Claws Sharpened Lesson Learned: The Year in Review

 By Mauricio Segura     August 10, 2025

Photo: GBT Graphics

     The Bay Area Panthers spent 2025 building a case that they belonged back in the league’s inner circle, then ran into the one opponent you never want to meet in August: a hole of their own making. They were a league-best 13–3 in the regular season before a first-round loss to Vegas ended a strong campaign at 13–4 overall, the kind of season that tastes like progress and regret at the same time. The arc was unmistakable. After a Week 1 stumble against San Antonio, they stacked wins at SAP Center and on the road, climbed to the top of the coaches poll in June, and finished with the league’s stingiest scoring defense. That is not spin. It is on the page.

The signature moments were theater. A mid-June road win at Vegas, 44–31, announced they were more than a good story; a one-point classic over the Knight Hawks in San Jose on July 11 felt like a playoff preview. They flew east and handled Massachusetts late in July, a businesslike 45–30 that showed their travel legs were fine. There were only three regular-season losses, with the 38–46 slip at San Diego the lone blip in July. The through-line in the wins was balance and poise, especially in fourth quarters that required both.

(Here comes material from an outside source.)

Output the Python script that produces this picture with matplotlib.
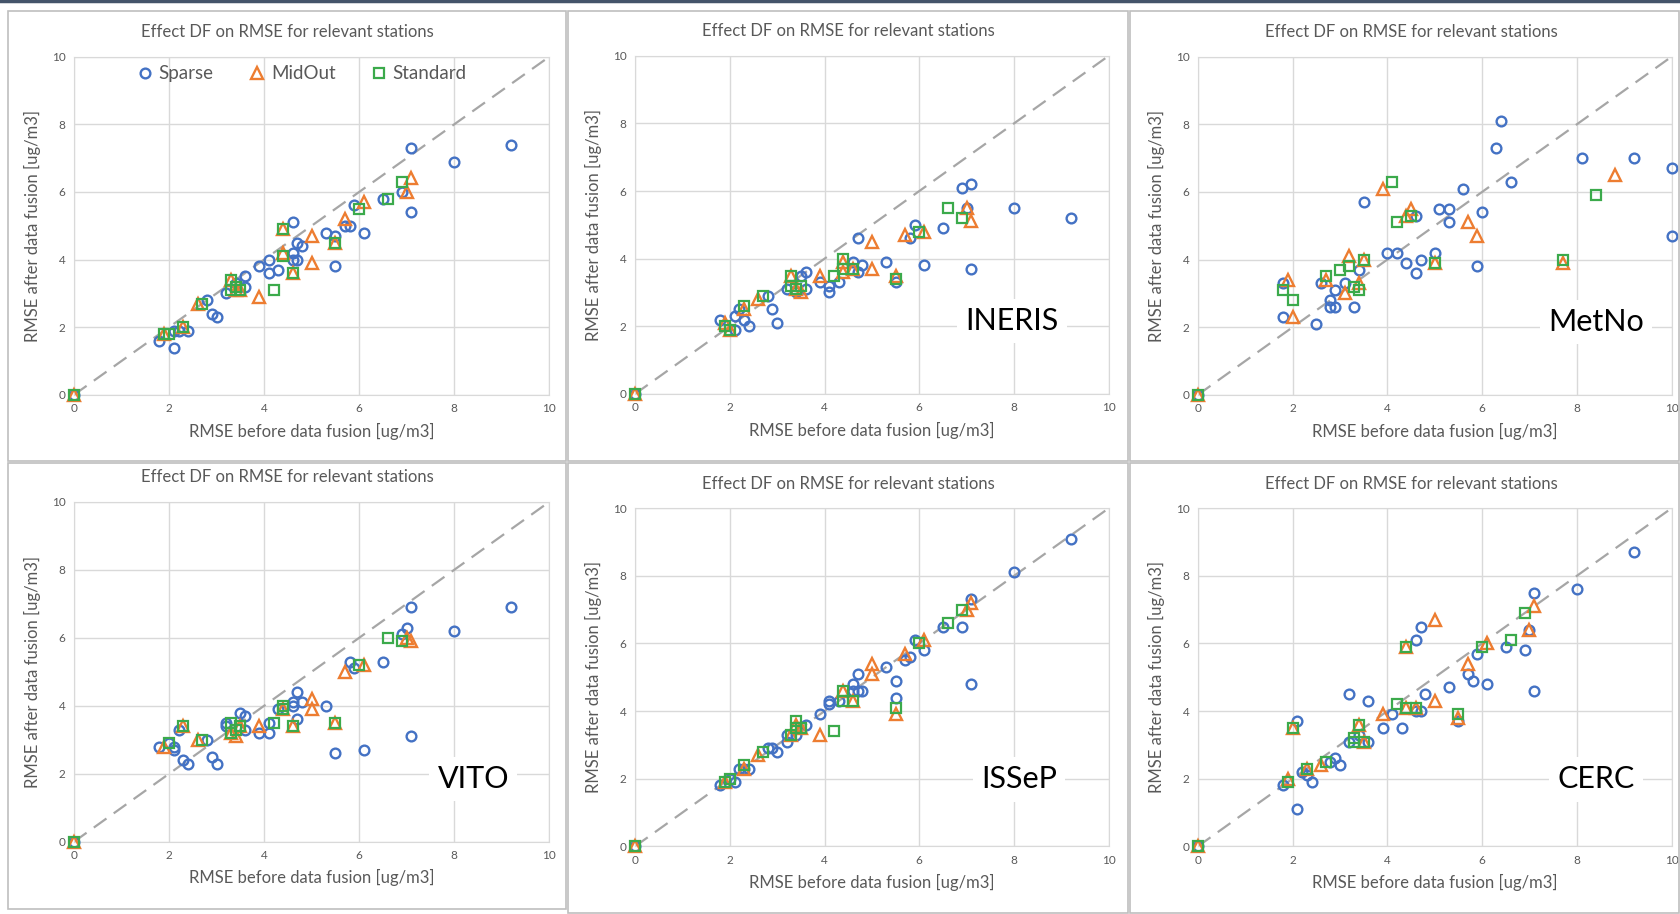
import matplotlib
matplotlib.use("Agg")
import matplotlib.pyplot as plt
from matplotlib.patches import Rectangle

plt.rcParams['font.family'] = ['Lato', 'DejaVu Sans']

# ---- data: RMSE before (x) / after (y) data fusion ----
# panel 1 (legend panel)
p1_sparse_x = [0, 1.8, 2.1, 2.1, 2.2, 2.4, 2.8, 2.9, 3.0, 3.2, 3.4, 3.6, 3.6, 3.9, 4.1, 4.1, 4.3, 4.6, 4.6, 4.6, 4.7, 4.7, 4.8, 5.3, 5.5, 5.5, 5.7, 5.8, 5.9, 6.1, 6.5, 6.9, 7.1, 7.1, 8.0, 9.2]
p1_sparse_y = [0, 1.6, 1.4, 1.9, 1.9, 1.9, 2.8, 2.4, 2.3, 3.0, 3.3, 3.5, 3.2, 3.8, 4.0, 3.6, 3.7, 5.1, 4.2, 4.0, 4.5, 4.0, 4.4, 4.8, 4.7, 3.8, 5.0, 5.0, 5.6, 4.8, 5.8, 6.0, 7.3, 5.4, 6.9, 7.4]
p1_midout_x = [0, 1.9, 2.3, 2.6, 3.3, 3.4, 3.5, 3.9, 4.4, 4.4, 4.6, 5.0, 5.0, 5.5, 5.7, 6.1, 7.0, 7.1]
p1_midout_y = [0, 1.8, 2.0, 2.7, 3.4, 3.1, 3.1, 2.9, 4.9, 4.2, 3.6, 4.7, 3.9, 4.5, 5.2, 5.7, 6.0, 6.4]
p1_standard_x = [0, 1.9, 2.0, 2.3, 2.7, 3.3, 3.3, 3.4, 3.5, 4.2, 4.4, 4.4, 4.6, 5.5, 6.0, 6.6, 6.9]
p1_standard_y = [0, 1.8, 1.8, 2.0, 2.7, 3.4, 3.1, 3.2, 3.1, 3.1, 4.9, 4.1, 3.6, 4.5, 5.5, 5.8, 6.3]

# panel 2 INERIS
p2_sparse_x = [0, 1.8, 2.1, 2.1, 2.2, 2.3, 2.4, 2.8, 2.9, 3.0, 3.2, 3.4, 3.5, 3.6, 3.6, 3.9, 4.1, 4.1, 4.3, 4.6, 4.7, 4.7, 4.8, 5.3, 5.5, 5.8, 5.9, 6.1, 6.5, 6.9, 7.1, 7.0, 7.1, 8.0, 9.2]
p2_sparse_y = [0, 2.2, 1.9, 2.3, 2.5, 2.2, 2.0, 2.9, 2.5, 2.1, 3.1, 3.0, 3.5, 3.6, 3.1, 3.3, 3.2, 3.0, 3.3, 3.9, 4.6, 3.6, 3.8, 3.9, 3.3, 4.6, 5.0, 3.8, 4.9, 6.1, 6.2, 5.5, 3.7, 5.5, 5.2]
p2_midout_x = [0, 1.9, 2.0, 2.3, 2.6, 3.3, 3.4, 3.5, 3.9, 4.4, 4.4, 4.6, 5.0, 5.0, 5.5, 5.7, 6.1, 7.0, 7.1]
p2_midout_y = [0, 2.1, 1.9, 2.5, 2.8, 3.5, 3.1, 3.0, 3.5, 3.6, 3.9, 3.7, 4.5, 3.7, 3.5, 4.7, 4.8, 5.5, 5.1]
p2_standard_x = [0, 1.9, 2.0, 2.3, 2.7, 3.3, 3.3, 3.4, 3.5, 4.2, 4.4, 4.4, 4.6, 5.5, 6.0, 6.6, 6.9]
p2_standard_y = [0, 2.0, 1.9, 2.6, 2.9, 3.5, 3.2, 3.1, 3.2, 3.5, 4.0, 3.7, 3.7, 3.4, 4.8, 5.5, 5.2]

# panel 3 MetNo
p3_sparse_x = [0, 1.8, 1.8, 2.5, 2.6, 2.8, 2.8, 2.9, 2.9, 3.1, 3.3, 3.4, 3.5, 4.0, 4.2, 4.4, 4.6, 4.6, 4.7, 5.0, 5.1, 5.3, 5.3, 5.6, 5.9, 6.0, 6.3, 6.4, 6.6, 8.1, 9.2, 10.0, 10.0]
p3_sparse_y = [0, 3.3, 2.3, 2.1, 3.3, 2.8, 2.6, 2.6, 3.1, 3.3, 2.6, 3.7, 5.7, 4.2, 4.2, 3.9, 5.3, 3.6, 4.0, 4.2, 5.5, 5.5, 5.1, 6.1, 3.8, 5.4, 7.3, 8.1, 6.3, 7.0, 7.0, 6.7, 4.7]
p3_midout_x = [0, 1.9, 2.0, 2.7, 3.1, 3.2, 3.4, 3.5, 3.9, 4.4, 4.5, 5.0, 5.7, 5.9, 7.7, 8.8]
p3_midout_y = [0, 3.4, 2.3, 3.4, 3.0, 4.1, 3.3, 4.0, 6.1, 5.3, 5.5, 3.9, 5.1, 4.7, 3.9, 6.5]
p3_standard_x = [0, 1.8, 2.0, 2.7, 3.0, 3.2, 3.3, 3.4, 3.5, 4.1, 4.2, 4.5, 5.0, 7.7, 8.4]
p3_standard_y = [0, 3.1, 2.8, 3.5, 3.7, 3.8, 3.2, 3.1, 4.0, 6.3, 5.1, 5.3, 3.9, 4.0, 5.9]

# panel 4 VITO
p4_sparse_x = [0, 1.8, 2.0, 2.1, 2.1, 2.2, 2.3, 2.4, 2.8, 2.9, 3.0, 3.2, 3.2, 3.5, 3.6, 3.6, 3.9, 4.1, 4.1, 4.3, 4.6, 4.6, 4.7, 4.7, 4.8, 5.3, 5.5, 5.8, 5.9, 6.1, 6.5, 6.9, 7.0, 7.1, 7.1, 8.0, 9.2]
p4_sparse_y = [0, 2.8, 2.9, 2.8, 2.7, 3.3, 2.4, 2.3, 3.0, 2.5, 2.3, 3.5, 3.4, 3.8, 3.7, 3.3, 3.2, 3.5, 3.2, 3.9, 4.0, 4.1, 4.4, 3.6, 4.1, 4.0, 2.6, 5.3, 5.1, 2.7, 5.3, 6.1, 6.3, 6.9, 3.1, 6.2, 6.9]
p4_midout_x = [0, 1.9, 2.3, 2.6, 3.3, 3.4, 3.5, 3.9, 4.4, 4.6, 5.0, 5.0, 5.5, 5.7, 6.1, 7.0, 7.1]
p4_midout_y = [0, 2.8, 3.4, 3.0, 3.2, 3.1, 3.4, 3.4, 3.9, 3.4, 4.2, 3.9, 3.5, 5.0, 5.2, 6.0, 5.9]
p4_standard_x = [0, 2.0, 2.3, 2.7, 3.3, 3.3, 3.4, 3.5, 4.2, 4.4, 4.4, 4.6, 5.5, 6.0, 6.6, 6.9]
p4_standard_y = [0, 2.9, 3.4, 3.0, 3.5, 3.2, 3.3, 3.4, 3.5, 4.0, 3.9, 3.4, 3.5, 5.2, 6.0, 5.9]

# panel 5 ISSeP
p5_sparse_x = [0, 1.8, 2.0, 2.1, 2.2, 2.3, 2.4, 2.8, 2.9, 3.0, 3.2, 3.2, 3.4, 3.6, 3.9, 4.1, 4.1, 4.3, 4.6, 4.6, 4.7, 4.7, 4.8, 5.3, 5.5, 5.5, 5.7, 5.8, 5.9, 6.1, 6.5, 6.9, 7.1, 7.1, 8.0, 9.2]
p5_sparse_y = [0, 1.8, 2.0, 1.9, 2.3, 2.3, 2.3, 2.9, 2.9, 2.8, 3.1, 3.3, 3.3, 3.6, 3.9, 4.3, 4.2, 4.3, 4.8, 4.6, 5.1, 4.6, 4.6, 5.3, 4.9, 4.4, 5.5, 5.6, 6.1, 5.8, 6.5, 6.5, 7.3, 4.8, 8.1, 9.1]
p5_midout_x = [0, 1.9, 2.3, 2.6, 3.3, 3.4, 3.5, 3.9, 4.4, 4.6, 5.0, 5.0, 5.5, 5.7, 6.1, 7.0, 7.1]
p5_midout_y = [0, 1.9, 2.3, 2.7, 3.3, 3.6, 3.5, 3.3, 4.6, 4.3, 5.4, 5.1, 3.9, 5.7, 6.1, 7.0, 7.2]
p5_standard_x = [0, 1.9, 2.0, 2.3, 2.7, 3.3, 3.4, 3.4, 3.5, 4.2, 4.4, 4.4, 4.6, 5.5, 6.0, 6.6, 6.9]
p5_standard_y = [0, 1.9, 2.0, 2.4, 2.8, 3.3, 3.7, 3.5, 3.5, 3.4, 4.6, 4.3, 4.3, 4.1, 6.0, 6.6, 7.0]

# panel 6 CERC
p6_sparse_x = [0, 1.8, 2.1, 2.1, 2.2, 2.3, 2.4, 2.8, 2.9, 3.0, 3.2, 3.2, 3.4, 3.6, 3.6, 3.9, 4.1, 4.3, 4.6, 4.6, 4.7, 4.7, 4.8, 5.3, 5.5, 5.7, 5.8, 5.9, 6.1, 6.5, 6.9, 7.0, 7.1, 7.1, 8.0, 9.2]
p6_sparse_y = [0, 1.8, 1.1, 3.7, 2.2, 2.1, 1.9, 2.5, 2.6, 2.4, 3.1, 4.5, 3.3, 3.1, 4.3, 3.5, 3.9, 3.5, 6.1, 4.0, 6.5, 4.0, 4.5, 4.7, 3.7, 5.1, 4.9, 5.7, 4.8, 5.9, 5.8, 6.4, 7.5, 4.6, 7.6, 8.7]
p6_midout_x = [0, 1.9, 2.0, 2.3, 2.6, 3.4, 3.5, 3.9, 4.4, 4.4, 4.6, 5.0, 5.0, 5.5, 5.7, 6.1, 7.0, 7.1]
p6_midout_y = [0, 2.0, 3.5, 2.3, 2.4, 3.6, 3.1, 3.9, 5.9, 4.1, 4.1, 6.7, 4.3, 3.8, 5.4, 6.0, 6.4, 7.1]
p6_standard_x = [0, 1.9, 2.0, 2.3, 2.7, 3.3, 3.3, 3.4, 3.5, 4.2, 4.4, 4.4, 4.6, 5.5, 6.0, 6.6, 6.9]
p6_standard_y = [0, 1.9, 3.5, 2.3, 2.5, 3.2, 3.1, 3.6, 3.1, 4.2, 5.9, 4.1, 4.1, 3.9, 5.9, 6.1, 6.9]

panel_names = ["", "INERIS", "MetNo", "VITO", "ISSeP", "CERC"]
series_names = ["Sparse", "MidOut", "Standard"]

BLUE = '#4472C4'
ORANGE = '#ED7D31'
GREEN = '#3BAA4B'
GREY_TXT = '#595959'
GRID = '#D9D9D9'

#axes positions [left, bottom, width, height] in figure fractions
axes_pos = [
    [0.044, 0.568, 0.283, 0.370],
    [0.378, 0.569, 0.282, 0.370],
    [0.713, 0.568, 0.282, 0.370],
    [0.044, 0.079, 0.283, 0.372],
    [0.378, 0.074, 0.282, 0.370],
    [0.713, 0.074, 0.282, 0.370],
]
# grey frame around each chart (pixels: x0, y0_top, x1, y1_bottom)
frames = [
    (8, 11, 566, 461), (568, 11, 1128, 461), (1130, 11, 1679, 461),
    (8, 463, 566, 909), (568, 463, 1128, 913), (1130, 463, 1679, 913),
]
label_pos = [None, (0.795, 0.216), (0.84, 0.216), (0.84, 0.185), (0.81, 0.198), (0.84, 0.198)]

data = [
    (p1_sparse_x, p1_sparse_y, p1_midout_x, p1_midout_y, p1_standard_x, p1_standard_y),
    (p2_sparse_x, p2_sparse_y, p2_midout_x, p2_midout_y, p2_standard_x, p2_standard_y),
    (p3_sparse_x, p3_sparse_y, p3_midout_x, p3_midout_y, p3_standard_x, p3_standard_y),
    (p4_sparse_x, p4_sparse_y, p4_midout_x, p4_midout_y, p4_standard_x, p4_standard_y),
    (p5_sparse_x, p5_sparse_y, p5_midout_x, p5_midout_y, p5_standard_x, p5_standard_y),
    (p6_sparse_x, p6_sparse_y, p6_midout_x, p6_midout_y, p6_standard_x, p6_standard_y),
]

W, H = 1680, 914
fig = plt.figure(figsize=(W / 100, H / 100), dpi=100)
fig.patch.set_facecolor('white')

# dark line along the top edge
fig.add_artist(plt.Line2D([0, 1], [0.999, 0.999], color='#44546A', lw=2.5))

for x0, y0, x1, y1 in frames:
    fig.add_artist(Rectangle((x0 / W, 1 - y1 / H), (x1 - x0) / W, (y1 - y0) / H,
                             fill=False, edgecolor='#BFBFBF', lw=1.2))

for k in range(6):
    ax = fig.add_axes(axes_pos[k])
    sx, sy, mx, my, tx, ty = data[k]
    ax.plot([0, 10], [0, 10], color='#A6A6A6', lw=1.6, dashes=(7, 4), zorder=2)
    ax.plot(sx, sy, 'o', ls='none', mfc='none', mec=BLUE, mew=1.7, ms=7, label=series_names[0], zorder=3, clip_on=False)
    ax.plot(mx, my, '^', ls='none', mfc='none', mec=ORANGE, mew=1.7, ms=8, label=series_names[1], zorder=3, clip_on=False)
    ax.plot(tx, ty, 's', ls='none', mfc='none', mec=GREEN, mew=1.6, ms=6.5, label=series_names[2], zorder=3, clip_on=False)
    ax.set_xlim(0, 10)
    ax.set_ylim(0, 10)
    ax.set_xticks(range(0, 11, 2))
    ax.set_yticks(range(0, 11, 2))
    ax.grid(True, color=GRID, lw=1.0, zorder=0)
    for sp in ax.spines.values():
        sp.set_color(GRID)
    ax.tick_params(length=0, labelsize=8.5, colors=GREY_TXT, pad=6)
    # Excel centres the title over the whole chart area, a bit left of the plot centre
    ax.set_title("Effect DF on RMSE for relevant stations", fontsize=12, color=GREY_TXT, pad=14, x=0.45)
    ax.set_xlabel("RMSE before data fusion [ug/m3]", fontsize=12, color=GREY_TXT, labelpad=6)
    ax.set_ylabel("RMSE after data fusion [ug/m3]", fontsize=12, color=GREY_TXT, labelpad=8)
    if k == 0:
        ax.legend(loc='center', bbox_to_anchor=(0.476, 0.95), ncol=3, frameon=False,
                  fontsize=13.5, handletextpad=0.15, columnspacing=1.7, labelcolor=GREY_TXT,
                  handlelength=1.2)
    else:
        lx, ly = label_pos[k]
        ax.text(lx, ly, panel_names[k], transform=ax.transAxes, fontsize=22,
                ha='center', va='center', color='black', zorder=5,
                bbox=dict(facecolor='white', edgecolor='none', pad=6))

fig.savefig('out.png', dpi=100)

Quarterback Josh Jones was the engine. In 17 games he completed 59.8 percent of his passes for 2,200 yards and 39 touchdowns against 11 picks, and he also led all IFL quarterbacks in rushing yards with 789 and added 22 rushing touchdowns. That is not dual threat; that is a constant headache for defensive coordinators. Rookie wideout Tyrese Chambers gave him a vertical valve and red-zone teeth, posting 53 catches, 664 yards and 16 touchdowns in just 13 games. And Josh Tomas turned the field into a racetrack, piling up 1,871 all-purpose yards, including 647 as a returner, and then took home the league’s Offensive Player of the Year. That trio did not just pop on tape; they collected hardware.

The defense earned its stripes the old-fashioned way: takeaways, tackles in space, and bullying fronts. Bay Area allowed a league-low 35.1 points per game and placed four players on the All-IFL First Team: OL Christian Coulter, DL Jonathan Ross, and ball-hawking DBs Joe Foucha and Trae Meadows. Foucha and Meadows each picked off seven passes and combined for 130.5 tackles, while Ross posted 20 tackles for loss with 5.5 sacks. Even the protection metrics nodded along; Jones was sacked just 17 times in the regular season, a testament to Coulter’s immediate impact and the line’s cohesion. It was a defense you could trust and a front you could lean on.

And yet, the lows were surgical. Week 1 at home was a 21–28 loss to San Antonio that aged like milk because it probably cost them the outright margin for error. Worse, the season ended in a 36–31 playoff loss to Vegas in San Jose after spotting the Knight Hawks a 20–0 start. They rallied and made it a game, but the clock did not flinch. To underline the pain, Vegas went on to win the whole thing three weeks later in a 64–61 thriller. If you are looking for the difference between very good and holding a trophy, it is right there: start faster, and do not make the eventual champion comfortable.

So what now. First, keep the core and the continuity. Rob Keefe’s staff pushed the right buttons all year, and the roster construction worked because it blended immediate upgrades, Jones arriving from Northern Arizona, Chambers added in January, with internal development. Year-over-year carryover matters in this league more than splashy midseason deals. Lock in Jones, reward Chambers’ leap, and make sure Tomas’ touch count reflects his impact every week, not just the highlights.

Second, fix the first quarter. The playoff loss was decided before halftime; that is a script problem as much as a talent one. Build a small menu of early-down shot plays for Chambers, keep the QB run game in the opening series, and lean on tempo to prevent defenses from substituting into exotic pressures. Third, add a true possession receiver and a flex-TE body to help on money downs. Jones can create, but converting third-and-five without needing his legs every time will save hits in May and pay off in July. Fourth, double down on the secondary’s ball skills by adding one more long corner who can press without safety help. Foucha and Meadows were elite, but the league keeps getting faster on the boundary. Finally, keep building the kick return and coverage units around Tomas. Hidden yards were a Panthers edge all year; treat them like it.

Bottom line, the 2025 Panthers were built right and played like it for four months. They were tough, opportunistic, and occasionally spectacular, and the advanced part of their identity, defense that travels, a quarterback who tilts the math, is already in place. If they spend the fall and winter teaching themselves to start games the way they finish them, 2026 will not be about validation. It will be about hardware.